WHAT YOU ARE ASKED TO DO. Skip the pictures. Reproduce all other material exactly.

GIVEN INFORMATION.
_____

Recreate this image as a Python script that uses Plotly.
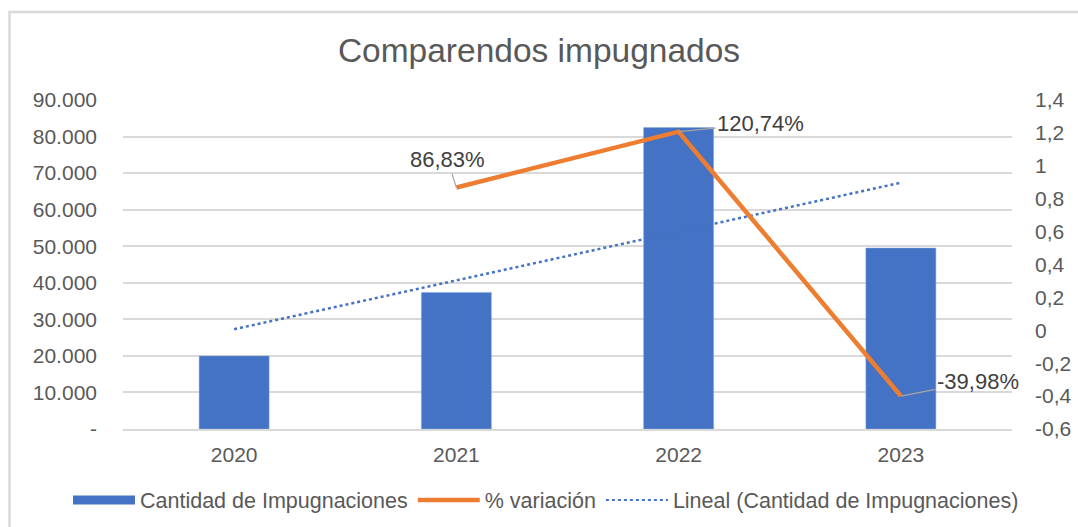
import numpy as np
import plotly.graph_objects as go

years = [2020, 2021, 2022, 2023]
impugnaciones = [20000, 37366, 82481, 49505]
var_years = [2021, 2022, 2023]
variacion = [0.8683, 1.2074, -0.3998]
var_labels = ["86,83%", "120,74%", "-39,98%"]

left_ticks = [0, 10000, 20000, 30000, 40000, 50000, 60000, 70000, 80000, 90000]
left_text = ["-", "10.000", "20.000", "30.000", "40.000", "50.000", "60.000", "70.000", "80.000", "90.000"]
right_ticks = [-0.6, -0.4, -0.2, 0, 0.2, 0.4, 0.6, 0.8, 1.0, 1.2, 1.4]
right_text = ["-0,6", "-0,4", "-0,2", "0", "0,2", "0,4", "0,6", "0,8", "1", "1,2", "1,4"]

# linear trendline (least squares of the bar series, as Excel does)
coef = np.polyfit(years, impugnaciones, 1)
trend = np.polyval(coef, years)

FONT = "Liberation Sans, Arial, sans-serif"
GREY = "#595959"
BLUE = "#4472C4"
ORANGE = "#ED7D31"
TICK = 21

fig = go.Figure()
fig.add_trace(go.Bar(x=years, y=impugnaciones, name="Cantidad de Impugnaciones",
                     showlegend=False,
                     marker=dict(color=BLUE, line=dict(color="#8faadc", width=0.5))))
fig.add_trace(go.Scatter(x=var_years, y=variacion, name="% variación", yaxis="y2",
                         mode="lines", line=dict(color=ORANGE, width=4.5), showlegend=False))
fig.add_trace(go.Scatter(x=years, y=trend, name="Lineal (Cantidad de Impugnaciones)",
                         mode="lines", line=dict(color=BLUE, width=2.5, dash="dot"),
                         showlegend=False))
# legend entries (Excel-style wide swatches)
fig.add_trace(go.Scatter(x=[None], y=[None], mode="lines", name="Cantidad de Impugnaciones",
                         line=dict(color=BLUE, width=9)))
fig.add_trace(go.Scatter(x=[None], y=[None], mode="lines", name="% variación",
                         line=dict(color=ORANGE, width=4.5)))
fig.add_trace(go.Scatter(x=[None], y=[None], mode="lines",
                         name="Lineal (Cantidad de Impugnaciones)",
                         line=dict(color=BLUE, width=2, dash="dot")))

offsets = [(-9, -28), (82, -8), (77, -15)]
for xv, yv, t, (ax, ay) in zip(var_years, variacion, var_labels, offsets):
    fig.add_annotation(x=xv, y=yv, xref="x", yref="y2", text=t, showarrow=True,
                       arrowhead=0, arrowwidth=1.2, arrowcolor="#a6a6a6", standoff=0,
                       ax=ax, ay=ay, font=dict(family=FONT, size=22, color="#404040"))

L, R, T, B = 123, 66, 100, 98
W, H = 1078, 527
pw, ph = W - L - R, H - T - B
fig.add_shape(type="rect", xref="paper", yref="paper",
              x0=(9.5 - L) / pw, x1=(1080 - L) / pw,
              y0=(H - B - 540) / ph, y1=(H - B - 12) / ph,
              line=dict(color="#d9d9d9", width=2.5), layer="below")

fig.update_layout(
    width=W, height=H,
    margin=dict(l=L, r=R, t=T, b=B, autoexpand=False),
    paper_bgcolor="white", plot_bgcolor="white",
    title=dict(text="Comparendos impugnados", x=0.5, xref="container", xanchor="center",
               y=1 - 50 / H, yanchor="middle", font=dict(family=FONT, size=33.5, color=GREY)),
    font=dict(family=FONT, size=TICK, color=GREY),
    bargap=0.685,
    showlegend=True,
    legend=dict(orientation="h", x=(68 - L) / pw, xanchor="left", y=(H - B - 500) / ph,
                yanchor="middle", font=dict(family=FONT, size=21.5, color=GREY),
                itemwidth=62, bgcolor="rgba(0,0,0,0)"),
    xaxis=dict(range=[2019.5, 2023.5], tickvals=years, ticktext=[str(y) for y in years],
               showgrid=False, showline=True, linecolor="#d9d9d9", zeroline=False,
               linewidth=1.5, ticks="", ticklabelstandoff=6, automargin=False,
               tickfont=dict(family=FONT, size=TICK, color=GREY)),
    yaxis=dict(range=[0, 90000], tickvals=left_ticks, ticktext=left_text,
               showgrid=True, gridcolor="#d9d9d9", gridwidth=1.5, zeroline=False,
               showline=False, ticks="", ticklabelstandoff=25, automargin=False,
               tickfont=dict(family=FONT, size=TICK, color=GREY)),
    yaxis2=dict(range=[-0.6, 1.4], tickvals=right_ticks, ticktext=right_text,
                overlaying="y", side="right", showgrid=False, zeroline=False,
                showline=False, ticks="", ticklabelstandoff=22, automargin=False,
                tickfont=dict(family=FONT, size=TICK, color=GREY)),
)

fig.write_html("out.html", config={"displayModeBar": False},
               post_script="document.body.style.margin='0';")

_____

THE RESPONSE.
Recreate this image as a Python script that uses Plotly.
import numpy as np
import plotly.graph_objects as go

years = [2020, 2021, 2022, 2023]
impugnaciones = [20000, 37366, 82481, 49505]
var_years = [2021, 2022, 2023]
variacion = [0.8683, 1.2074, -0.3998]
var_labels = ["86,83%", "120,74%", "-39,98%"]

left_ticks = [0, 10000, 20000, 30000, 40000, 50000, 60000, 70000, 80000, 90000]
left_text = ["-", "10.000", "20.000", "30.000", "40.000", "50.000", "60.000", "70.000", "80.000", "90.000"]
right_ticks = [-0.6, -0.4, -0.2, 0, 0.2, 0.4, 0.6, 0.8, 1.0, 1.2, 1.4]
right_text = ["-0,6", "-0,4", "-0,2", "0", "0,2", "0,4", "0,6", "0,8", "1", "1,2", "1,4"]

# linear trendline (least squares of the bar series, as Excel does)
coef = np.polyfit(years, impugnaciones, 1)
trend = np.polyval(coef, years)

FONT = "Liberation Sans, Arial, sans-serif"
GREY = "#595959"
BLUE = "#4472C4"
ORANGE = "#ED7D31"
TICK = 21

fig = go.Figure()
fig.add_trace(go.Bar(x=years, y=impugnaciones, name="Cantidad de Impugnaciones",
                     showlegend=False,
                     marker=dict(color=BLUE, line=dict(color="#8faadc", width=0.5))))
fig.add_trace(go.Scatter(x=var_years, y=variacion, name="% variación", yaxis="y2",
                         mode="lines", line=dict(color=ORANGE, width=4.5), showlegend=False))
fig.add_trace(go.Scatter(x=years, y=trend, name="Lineal (Cantidad de Impugnaciones)",
                         mode="lines", line=dict(color=BLUE, width=2.5, dash="dot"),
                         showlegend=False))
# legend entries (Excel-style wide swatches)
fig.add_trace(go.Scatter(x=[None], y=[None], mode="lines", name="Cantidad de Impugnaciones",
                         line=dict(color=BLUE, width=9)))
fig.add_trace(go.Scatter(x=[None], y=[None], mode="lines", name="% variación",
                         line=dict(color=ORANGE, width=4.5)))
fig.add_trace(go.Scatter(x=[None], y=[None], mode="lines",
                         name="Lineal (Cantidad de Impugnaciones)",
                         line=dict(color=BLUE, width=2, dash="dot")))

offsets = [(-9, -28), (82, -8), (77, -15)]
for xv, yv, t, (ax, ay) in zip(var_years, variacion, var_labels, offsets):
    fig.add_annotation(x=xv, y=yv, xref="x", yref="y2", text=t, showarrow=True,
                       arrowhead=0, arrowwidth=1.2, arrowcolor="#a6a6a6", standoff=0,
                       ax=ax, ay=ay, font=dict(family=FONT, size=22, color="#404040"))

L, R, T, B = 123, 66, 100, 98
W, H = 1078, 527
pw, ph = W - L - R, H - T - B
fig.add_shape(type="rect", xref="paper", yref="paper",
              x0=(9.5 - L) / pw, x1=(1080 - L) / pw,
              y0=(H - B - 540) / ph, y1=(H - B - 12) / ph,
              line=dict(color="#d9d9d9", width=2.5), layer="below")

fig.update_layout(
    width=W, height=H,
    margin=dict(l=L, r=R, t=T, b=B, autoexpand=False),
    paper_bgcolor="white", plot_bgcolor="white",
    title=dict(text="Comparendos impugnados", x=0.5, xref="container", xanchor="center",
               y=1 - 50 / H, yanchor="middle", font=dict(family=FONT, size=33.5, color=GREY)),
    font=dict(family=FONT, size=TICK, color=GREY),
    bargap=0.685,
    showlegend=True,
    legend=dict(orientation="h", x=(68 - L) / pw, xanchor="left", y=(H - B - 500) / ph,
                yanchor="middle", font=dict(family=FONT, size=21.5, color=GREY),
                itemwidth=62, bgcolor="rgba(0,0,0,0)"),
    xaxis=dict(range=[2019.5, 2023.5], tickvals=years, ticktext=[str(y) for y in years],
               showgrid=False, showline=True, linecolor="#d9d9d9", zeroline=False,
               linewidth=1.5, ticks="", ticklabelstandoff=6, automargin=False,
               tickfont=dict(family=FONT, size=TICK, color=GREY)),
    yaxis=dict(range=[0, 90000], tickvals=left_ticks, ticktext=left_text,
               showgrid=True, gridcolor="#d9d9d9", gridwidth=1.5, zeroline=False,
               showline=False, ticks="", ticklabelstandoff=25, automargin=False,
               tickfont=dict(family=FONT, size=TICK, color=GREY)),
    yaxis2=dict(range=[-0.6, 1.4], tickvals=right_ticks, ticktext=right_text,
                overlaying="y", side="right", showgrid=False, zeroline=False,
                showline=False, ticks="", ticklabelstandoff=22, automargin=False,
                tickfont=dict(family=FONT, size=TICK, color=GREY)),
)

fig.write_html("out.html", config={"displayModeBar": False},
               post_script="document.body.style.margin='0';")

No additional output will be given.